Concrètement, il appartient aux autorités espagnoles en charge de l’octroi des licences de mener leur propre analyse et de prendre la décision d’autoriser ou de refuser une exportation vers un pays tiers. Les autorités espagnoles sont considérées, en vertu des Traités européens, comme équivalentes aux autorités des autres États membres et celles-ci sont en charge de faire appliquer les provisions prévues par la Décision (PESC) 2019/1560 du Conseil du 16 septembre 2019 modifiant la position commune 2008/944/PESC définissant des règles communes régissant le contrôle des exportations de technologie et d'équipements militaires.

Il est également important de préciser que les licences octroyées par la Région de Bruxelles-Capitale au Royaume-Uni sont des licences qui interviennent loin en amont dans un processus général d’assemblage. À ce stade de l’assemblage, il est impossible de déterminer à quel avion (et donc à quel État) les sous-composants assemblés au Royaume-Uni seront destinés. Cela a été confirmé lors de contacts établis en février 2021 par le Directeur National de l’Armement de la Défense.

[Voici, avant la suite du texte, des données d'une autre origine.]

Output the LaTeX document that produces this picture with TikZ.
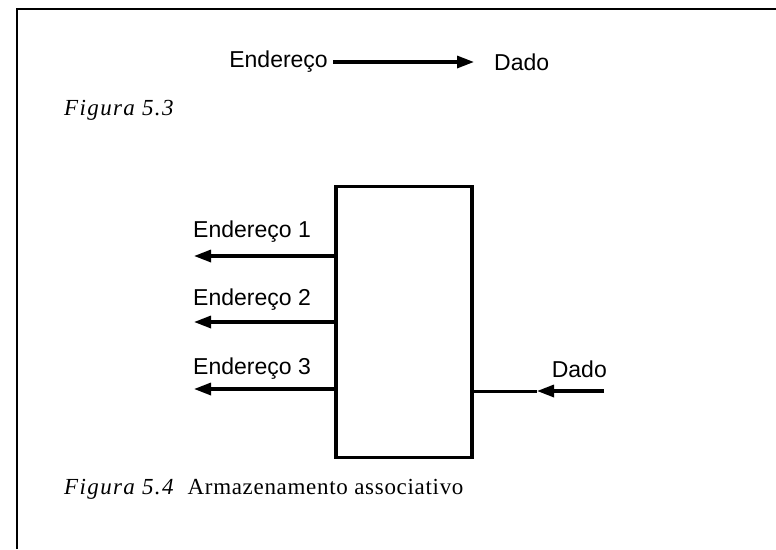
\documentclass[tikz,border=0pt]{standalone}
\usepackage{fontspec}
\setmainfont[LetterSpace=3]{Liberation Serif}
\newfontfamily\lblfont{Liberation Sans}
\newfontfamily\capitfont[LetterSpace=6]{Liberation Serif Italic}
\usetikzlibrary{arrows.meta}
\begin{document}
\begin{tikzpicture}[x=1pt,y=-1pt,
  lbl/.style={font=\lblfont\fontsize{23}{27}\selectfont, inner sep=0pt},
  captxt/.style={font=\fontsize{23}{27}\selectfont, inner sep=0pt, anchor=west},
  arr/.style={line width=3.2pt, -{Triangle[length=17pt,width=12pt]}},
  plain/.style={line width=3pt},
  memo/.style={draw, line width=3.6pt, minimum width=136pt, minimum height=271pt, inner sep=0pt}]
\useasboundingbox (0,0) rectangle (776,549);
% frame
\coordinate (fa) at (17,549);
\coordinate (fb) at (17,9);
\coordinate (fc) at (776,9);
\draw[line width=1.8pt] (fa) -- (fb) -- (fc);
% Figura 5.3
\node[lbl, anchor=east] (ta) at (328,62) {Endereço};
\node[lbl, anchor=west] (tb) at (494,62) {Dado};
\draw[arr] ([xshift=5pt]ta.east) -- ([xshift=-20pt]tb.west);
\node[captxt] (c1) at (64,110) {\capitfont Figura 5.3};
% box
\node[memo] (box) at (404,322) {};
\coordinate (e1) at (194,256);
\coordinate (e2) at (194,322);
\coordinate (e3) at (194,389);
\draw[arr] (box.west |- e1) -- (e1);
\draw[arr] (box.west |- e2) -- (e2);
\draw[arr] (box.west |- e3) -- (e3);
\node[lbl, anchor=west] (l1) at (193,232) {Endereço 1};
\node[lbl, anchor=west] (l2) at (193,300) {Endereço 2};
\node[lbl, anchor=west] (l3) at (193,369) {Endereço 3};
% Dado input
\coordinate (d0) at (604,391);
\coordinate (dm) at (537,391);
\draw[arr] (d0) -- (dm);
\draw[plain] (dm) -- (box.east |- d0);
\node[lbl, anchor=east] (dl) at (607,369) {Dado};
% caption
\node[captxt] (c2) at (64,489) {{\capitfont Figura 5.4}\hspace{14pt}Armazenamento associativo};
\end{tikzpicture}
\end{document}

Cela implique qu’un refus de licence au motif que la Turquie serait potentiellement destinataire des sous-composants pénaliserait l’ensemble des partenaires de l’OCCAR (Organisation conjointe de coopération en matière d'armement) , dont notamment … la Belgique. Un éventuel refus de licence contreviendrait à l’esprit de l’OCCAR et ne manquerait pas de susciter des difficultés d’ordre diplomatique. Raison pour laquelle j’ai pris contact avec la Ministre fédérale.